Menurut Riefky, pemangkasan TKD akan berdampak signifikan bagi perekonomian daerah, terutama bagi sebagian besar daerah yang pendapatan utamanya masih mengandalkan transfer dari pemerintah pusat.
"Saya rasa ada risiko pembangunan daerah terhambat karena pembangunan daerah tidak di-handle oleh pusat," ujar Riefky.
Riefky menilai, dampak paling nyata dari pemangkasan TKD yakni potensi terhambatnya pembangunan fasilitas publik seperti renovasi sekolah dan rumah sakit. Kualitas layanan publik juga berpotensi menurun karena tunjangan pegawai daerah yang alokasinya dari dana alokasi umum (DAU) dalam komponen TKD berpotensi dikurangi.

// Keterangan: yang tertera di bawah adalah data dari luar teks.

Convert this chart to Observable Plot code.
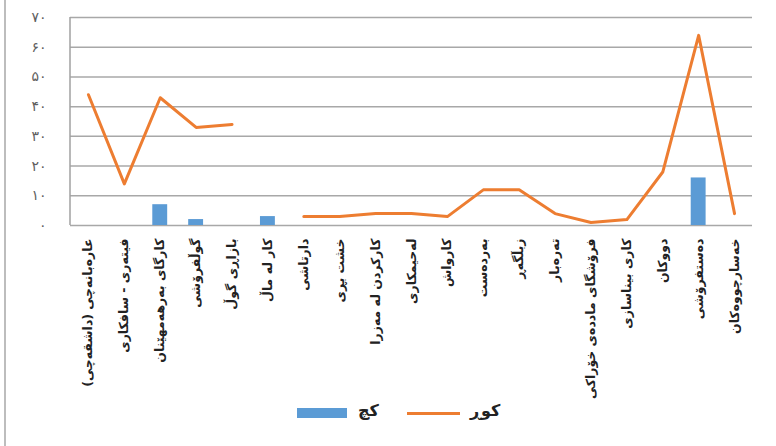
<!DOCTYPE html>
<html>
<head>
<meta charset="utf-8">
<script src="https://cdn.jsdelivr.net/npm/d3@7"></script>
<script src="https://cdn.jsdelivr.net/npm/@observablehq/plot@0.6"></script>
<style>
  html, body { margin: 0; padding: 0; background: #fff; }
  #wrap { position: relative; width: 776px; height: 446px; overflow: hidden; }
  #wrap::before { content: ""; position: absolute; left: 4px; top: 0; bottom: 0; width: 2px; background: #bdbdbd; }
  #legend { position: absolute; left: 0; top: 400px; width: 776px; height: 30px; font-family: "DejaVu Sans", sans-serif; font-weight: bold; font-size: 16px; color: #222; }
  .sw { position: absolute; }
  .lb { position: absolute; top: 1px; }
</style>
</head>
<body>
<div id="wrap"><div id="chart"></div>
<div id="legend">
  <div class="sw" style="left:297px; top:8px; width:50px; height:10px; background:#5B9BD5"></div>
  <div class="lb" style="left:358px;">کچ</div>
  <div class="sw" style="left:407px; top:12px; width:53px; height:3px; background:#ED7D31"></div>
  <div class="lb" style="left:470px;">کوڕ</div>
</div>
</div>
<script>
const categories = [
  "عارەبانەچی (داشقەچی)\u200F",
  "فیتەری - سافکاری",
  "کارگای بەرهەمهێنان",
  "گوڵفرۆشی",
  "بازاڕی گوڵ",
  "کار لە ماڵ",
  "دارتاشی",
  "خشت بڕی",
  "کارکردن لە مەزرا",
  "لەحیمکاری",
  "کارواش",
  "بەردەست",
  "زبڵگەڕ",
  "تەرەبار",
  "فرۆشگای ماددەی خۆراکی",
  "کاری بیناسازی",
  "دووکان",
  "دەستفرۆشی",
  "خەسارچووەکان"
];
const boys  = [44, 14, 43, 33, 34, null, 3, 3, 4, 4, 3, 12, 12, 4, 1, 2, 18, 64, 4];
const girls = [0, 0, 7, 2, 0, 3, 0, 0, 0, 0, 0, 0, 0, 0, 0, 0, 0, 16, 0];
const yTicks = [0, 10, 20, 30, 40, 50, 60, 70];
const tickLabels = ["۰", "۱۰", "۲۰", "۳۰", "۴۰", "۵۰", "۶۰", "۷۰"];

const data = categories.map((c, i) => ({cat: c, boy: boys[i], girl: girls[i]}));

const chart = Plot.plot({
  width: 776,
  height: 400,
  marginLeft: 70,
  marginRight: 24,
  marginTop: 17,
  marginBottom: 175,
  x: {domain: categories, padding: 0, round: false, label: null},
  y: {domain: [0, 70], label: null},
  marks: [
    Plot.ruleY(yTicks, {stroke: "#a8a8a8", strokeWidth: 1.5}),
    Plot.axisY({ticks: yTicks, tickSize: 0, tickPadding: 24, fontSize: 14,
      tickFormat: d => tickLabels[yTicks.indexOf(d)], fill: "#606060", label: null}),
    Plot.barY(data.filter(d => d.girl > 0), {x: "cat", y: "girl", fill: "#5B9BD5", insetLeft: 10.5, insetRight: 10.5}),
    Plot.lineY(data, {x: "cat", y: "boy", stroke: "#ED7D31", strokeWidth: 3, defined: d => d.boy != null}),
    Plot.axisX({tickSize: 0, tickPadding: 13, tickRotate: -90, fontSize: 12.5, fontWeight: "bold", fill: "#222", label: null, fontFamily: "DejaVu Sans"})
  ],
  style: {fontFamily: "DejaVu Sans, sans-serif", background: "transparent"}
});
// left axis line along the x scale's start
const xs = chart.scale("x"), ys = chart.scale("y");
const x0 = xs.range[0];
const ns = "http://www.w3.org/2000/svg";
const ln = document.createElementNS(ns, "line");
ln.setAttribute("x1", x0); ln.setAttribute("x2", x0);
ln.setAttribute("y1", ys.range[0]); ln.setAttribute("y2", ys.range[1]);
ln.setAttribute("stroke", "#a0a0a0"); ln.setAttribute("stroke-width", "1.5");
chart.appendChild(ln);
document.getElementById("chart").appendChild(chart);
</script>
</body>
</html>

Akibatnya, banyak pemerintah daerah terpaksa mengerek pajak bumi dan bangunan (PBB) untuk mengoptimalkan pendapatan asli daerah (PAD). Kondisi ini sudah terjadi di sejumlah daerah, seperti Pati, Bone, dan Cirebon.
"Situasinya saat ini adalah daerah mencari sebisa mungkin berbagai pundi-pundi pendapatan yang bisa dioptimalkan dengan adanya pemangkasan dari pusat," ujar Riefky.